The vision above is embedded in mission of the Institute for Global Civic Culture and the design of our pilot projects. I have had the frame above in my mind for years now and I am elated to write that we are getting closer to facilitating the type of learning necessary for the young people imagined on the coast of Maine and in many networked spaces around the world as they build a global civic culture together.

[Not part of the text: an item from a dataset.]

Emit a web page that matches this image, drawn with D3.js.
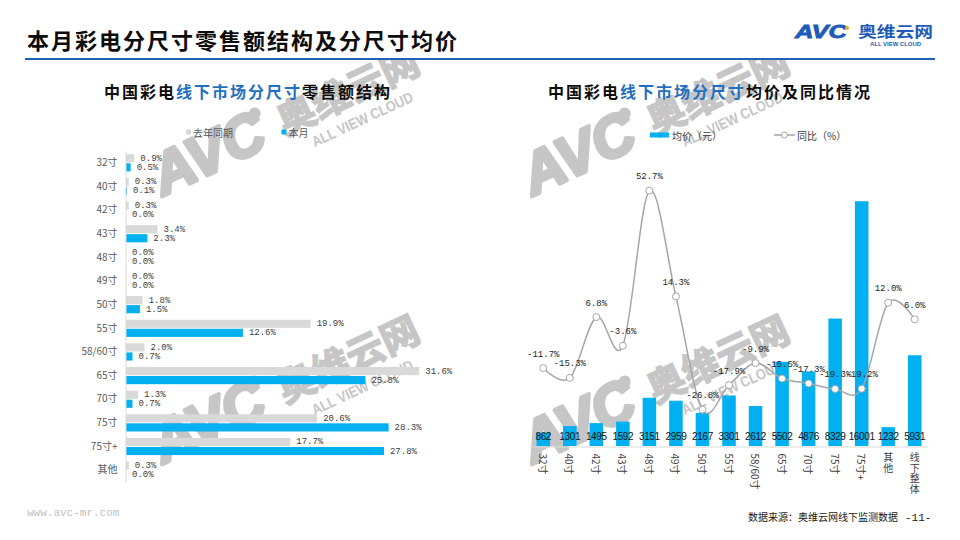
<!DOCTYPE html>
<html><head><meta charset="utf-8">
<script src="https://cdn.jsdelivr.net/npm/d3@7"></script>
<style>body{margin:0;background:#fff}svg{display:block}</style>
</head><body><svg id="c" width="960" height="540"></svg>
<script>
// ---------------- DATA ----------------
const sizeCats = ["32寸","40寸","42寸","43寸","48寸","49寸","50寸","55寸","58/60寸","65寸","70寸","75寸","75寸+","其他"];
const shareLastYear = [0.9,0.3,0.3,3.4,0.0,0.0,1.8,19.9,2.0,31.6,1.3,20.6,17.7,0.3];
const shareThisMonth = [0.5,0.1,0.0,2.3,0.0,0.0,1.5,12.6,0.7,25.8,0.7,28.3,27.8,0.0];
const priceCats = ["32寸","40寸","42寸","43寸","48寸","49寸","50寸","55寸","58/60寸","65寸","70寸","75寸","75寸+","其他","线下整体"];
const avgPrice = [862,1301,1495,1592,3151,2959,2167,3301,2612,5502,4876,8329,16001,1232,5931];
const yoyPct = [-11.7,-15.3,6.8,-3.6,52.7,14.3,-26.8,-17.9,-9.9,-15.5,-17.3,-19.3,-19.2,12.0,6.0];
const leftSeries = ["去年同期","本月"];
const rightSeries = ["均价（元）","同比（%）"];

// ---------------- STYLE ----------------
const CJK = "'Noto Sans CJK SC','Noto Sans',sans-serif";
const NUM = "'Liberation Mono','DejaVu Sans Mono',monospace";
const SANS = "'Liberation Sans',Arial,sans-serif";
const BLUE = "#00B0F0", GREY = "#D9D9D9", LINE = "#A6A6A6";

const svg = d3.select("#c");
svg.append("rect").attr("width",960).attr("height",540).attr("fill","#fff");

// ---------------- WATERMARKS ----------------
function watermark(x, y){
  const g = svg.append("g").attr("transform",`translate(${x},${y}) rotate(-25)`).attr("fill","#c6c6c6");
  g.append("text").attr("x",0).attr("y",0).attr("font-family",SANS)
    .attr("font-weight","bold").attr("font-style","italic").attr("font-size",58)
    .attr("stroke","#c6c6c6").attr("stroke-width",4).attr("stroke-linejoin","round")
    .attr("textLength",118).attr("lengthAdjust","spacingAndGlyphs").text("AVC");
  g.append("circle").attr("cx",118).attr("cy",-36).attr("r",6);
  g.append("text").attr("x",136).attr("y",-3).attr("font-family",CJK).attr("font-weight","bold")
    .attr("font-size",38).attr("stroke","#c6c6c6").attr("stroke-width",1.5)
    .attr("textLength",152).attr("lengthAdjust","spacingAndGlyphs").text("奥维云网");
  g.append("text").attr("x",158).attr("y",20).attr("font-family",SANS)
    .attr("font-weight","bold").attr("font-size",15).attr("textLength",110).attr("lengthAdjust","spacingAndGlyphs")
    .text("ALL VIEW CLOUD");
}
watermark(163,196); watermark(163,464); watermark(533,196); watermark(533,464);

// ---------------- HEADER ----------------
svg.append("rect").attr("x",0).attr("y",0).attr("width",960).attr("height",58).attr("fill","#fff");
svg.append("text").attr("x",27).attr("y",48.5).attr("font-family",CJK).attr("font-weight","bold")
  .attr("font-size",22).attr("letter-spacing",2).attr("fill","#0d0d0d").text("本月彩电分尺寸零售额结构及分尺寸均价");
svg.append("line").attr("x1",25).attr("x2",935).attr("y1",59).attr("y2",59).attr("stroke","#1F64B4").attr("stroke-width",2);
// logo
svg.append("text").attr("x",795).attr("y",38).attr("font-family",SANS)
  .attr("font-weight","bold").attr("font-style","italic").attr("font-size",18).attr("fill","#1E5BB8")
  .attr("stroke","#1E5BB8").attr("stroke-width",0.8)
  .attr("textLength",52).attr("lengthAdjust","spacingAndGlyphs").text("AVC");
svg.append("circle").attr("cx",847).attr("cy",28).attr("r",2).attr("fill","#F5A623");
svg.append("text").attr("x",858).attr("y",37).attr("font-family",CJK).attr("font-weight","bold")
  .attr("font-size",15).attr("fill","#1E5BB8").attr("textLength",75).attr("lengthAdjust","spacingAndGlyphs").text("奥维云网");
svg.append("text").attr("x",870).attr("y",45.5).attr("font-family",SANS)
  .attr("font-weight","bold").attr("font-size",5.5).attr("fill","#1E5BB8").attr("textLength",51)
  .attr("lengthAdjust","spacingAndGlyphs").text("ALL VIEW CLOUD");

// subtitles
function subtitle(x, parts){
  const t = svg.append("text").attr("x",x).attr("y",98).attr("font-family",CJK).attr("font-weight","bold")
    .attr("font-size",16).attr("letter-spacing",2);
  parts.forEach(p => t.append("tspan").attr("fill",p[1]).text(p[0]));
}
subtitle(104, [["中国彩电","#0d0d0d"],["线下市场分尺寸","#1F6FC5"],["零售额结构","#0d0d0d"]]);
subtitle(548, [["中国彩电","#0d0d0d"],["线下市场分尺寸","#1F6FC5"],["均价及同比情况","#0d0d0d"]]);

// ---------------- LEFT CHART ----------------
const yL = d3.scaleBand().domain(sizeCats).range([151,482]);
const ySub = d3.scaleBand().domain(leftSeries).range([3.2,20.4]).paddingInner(0.1);
const xL = d3.scaleLinear().domain([0,35]).range([126,126+9.28*35]);
const colL = d3.scaleOrdinal().domain(leftSeries).range([GREY, BLUE]);

// legend
const lg = svg.append("g");
[[186,leftSeries[0]],[281.5,leftSeries[1]]].forEach(([x,name])=>{
  lg.append("rect").attr("x",x).attr("y",129.5).attr("width",5).attr("height",5).attr("fill",colL(name));
  lg.append("text").attr("x",x+7).attr("y",132).attr("dominant-baseline","central").attr("font-family",CJK)
    .attr("font-size",10).attr("fill","#595959").text(name);
});

const rowsL = sizeCats.map((c,i)=>({c, vals:[{s:leftSeries[0],v:shareLastYear[i]},{s:leftSeries[1],v:shareThisMonth[i]}]}));
const gRow = svg.append("g").selectAll("g").data(rowsL).join("g")
  .attr("transform",d=>`translate(0,${yL(d.c)})`);
gRow.selectAll("rect").data(d=>d.vals).join("rect")
  .attr("x",xL(0)).attr("y",d=>ySub(d.s)).attr("height",ySub.bandwidth())
  .attr("width",d=>xL(d.v)-xL(0)).attr("fill",d=>colL(d.s));
gRow.selectAll("text").data(d=>d.vals).join("text")
  .attr("x",d=>xL(d.v)+6).attr("y",d=>ySub(d.s)+ySub.bandwidth()/2+0.5).attr("dominant-baseline","central")
  .attr("font-family",NUM).attr("font-size",9).attr("fill","#404040").text(d=>d.v.toFixed(1)+"%");

const axL = svg.append("g").attr("transform","translate(125.5,0)")
  .call(d3.axisLeft(yL).tickSize(0).tickPadding(8));
axL.select(".domain").attr("stroke","#D9D9D9");
axL.selectAll("text").attr("font-family",CJK).attr("font-size",10).attr("fill","#595959");

// ---------------- RIGHT CHART ----------------
const xR = d3.scaleBand().domain(priceCats).range([530,928]).paddingInner(0.49).paddingOuter(0.245);
const yBar = d3.scaleLinear().domain([0,20000]).range([446,140]);
const yLine = d3.scaleLinear().domain([-40,70]).range([446,143]);
const cx = c => xR(c)+xR.bandwidth()/2;

// legend
svg.append("rect").attr("x",650).attr("y",132.5).attr("width",19).attr("height",5).attr("fill",BLUE);
svg.append("text").attr("x",672).attr("y",135).attr("dominant-baseline","central").attr("font-family",CJK)
  .attr("font-size",10).attr("fill","#404040").text(rightSeries[0]);
svg.append("line").attr("x1",774).attr("x2",795).attr("y1",135).attr("y2",135).attr("stroke",LINE).attr("stroke-width",1.5);
svg.append("circle").attr("cx",784.5).attr("cy",135).attr("r",3).attr("fill","#fff").attr("stroke",LINE);
svg.append("text").attr("x",797).attr("y",135).attr("dominant-baseline","central").attr("font-family",CJK)
  .attr("font-size",10).attr("fill","#404040").text(rightSeries[1]);

const priceRows = priceCats.map((c,i)=>({c, p:avgPrice[i], y:yoyPct[i]}));
svg.append("g").selectAll("rect").data(priceRows).join("rect")
  .attr("x",d=>xR(d.c)).attr("width",xR.bandwidth())
  .attr("y",d=>yBar(d.p)).attr("height",d=>yBar(0)-yBar(d.p)).attr("fill",BLUE);

const axR = svg.append("g").attr("transform","translate(0,446.5)").call(d3.axisBottom(xR).tickSize(0).tickFormat(""));
axR.select(".domain").attr("stroke","#D9D9D9");
// category labels: digits rotated, pure CJK stacked upright (vertical writing mode)
axR.selectAll(".tick").each(function(c){
  const t = d3.select(this).append("text").attr("font-family",CJK).attr("font-size",10).attr("fill","#404040");
  if (/\d/.test(c)) {
    t.attr("transform","translate(0,7) rotate(90)").attr("text-anchor","start").attr("dominant-baseline","central").text(c);
  } else {
    t.attr("x",0).attr("y",6).attr("text-anchor","start").style("writing-mode","vertical-rl")
      .attr("letter-spacing",0.5).text(c);
  }
});

// value labels
svg.append("g").selectAll("text").data(priceRows).join("text")
  .attr("x",d=>cx(d.c)).attr("y",436).attr("text-anchor","middle").attr("dominant-baseline","central")
  .attr("font-family",SANS).attr("font-size",10).attr("letter-spacing",-0.35).attr("fill","#111").text(d=>d.p);

// line
const lineGen = d3.line().x(d=>cx(d.c)).y(d=>yLine(d.y)).curve(d3.curveCardinal.tension(0));
svg.append("path").datum(priceRows).attr("d",lineGen).attr("fill","none").attr("stroke",LINE).attr("stroke-width",1.5);
svg.append("g").selectAll("circle").data(priceRows).join("circle")
  .attr("cx",d=>cx(d.c)).attr("cy",d=>yLine(d.y)).attr("r",3.5).attr("fill","#fff").attr("stroke",LINE).attr("stroke-width",1);
svg.append("g").selectAll("text").data(priceRows).join("text")
  .attr("x",d=>cx(d.c)).attr("y",d=>yLine(d.y)-13.5).attr("text-anchor","middle").attr("dominant-baseline","central")
  .attr("font-family",NUM).attr("font-size",9).attr("fill","#262626").text(d=>d.y.toFixed(1)+"%");

// ---------------- FOOTER ----------------
svg.append("text").attr("x",27).attr("y",516).attr("font-family",NUM).attr("font-size",11).attr("fill","#BFBFBF").text("www.avc-mr.com");
svg.append("text").attr("x",898).attr("y",521).attr("text-anchor","end").attr("font-family",CJK).attr("font-size",10)
  .attr("fill","#1a1a1a").text("数据来源：奥维云网线下监测数据");
svg.append("text").attr("x",905).attr("y",521).attr("font-family",NUM).attr("font-size",11).attr("fill","#1a1a1a").text("-11-");
</script></body></html>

This last month I worked on a major presentation about the Global Civ learning ecology. I was struck as I have been so many times in the design process with the power of mobile learning. Conceptually mobile learning redefines learning structures as the learning and dynamic experience are linked and captured regardless of space or schedule. The London Mobile Learning Group; has explained Mobile Learning as a socio-cultural ecology:
"We see learning using mobile devices governed by a triangular relationship between socio-cultural structures, cultural practices and the agency of media users / learners, represented in the three domains. The interrelationship of these three components: agency, the user's capacity to act on the world, cultural practices, the routines users engage in their everyday lives, and the socio-cultural and technological structures that govern their being in the world, we see as an ecology which in turn manifests itself in the form of an emerging cultural transformation".
Our Learning Ecologies are designed to be a catalyst for the emerging cultural transformation in education. Global Civ has used mobile devices for learning and exists outside the structures that currently govern most students in North America; a powerful combination. Our programs are designed to be multisited and highly mobile as learning takes place in networked spaces, face to face meetings, at a learning center and in experiential learning excursions. Programs feature learner centric project based learning, ePortfolio assessment and a highly individualized system that is attune first to the learner. In this ecology, students choose their path in learning while being held accountable for the deep literacy, civic action, and the self determination necessary to help lead the world in the 21st century.
As D. Bob Gowin (1998) wrote, "Imagining how events could be otherwise than they are is a hallmark freedom and power of human beings". I look forward to my work with IGCC in this new year, and am inspired. I know powerful blended learning experiences that explore the possibilities of mLearning will continue to play a vital role.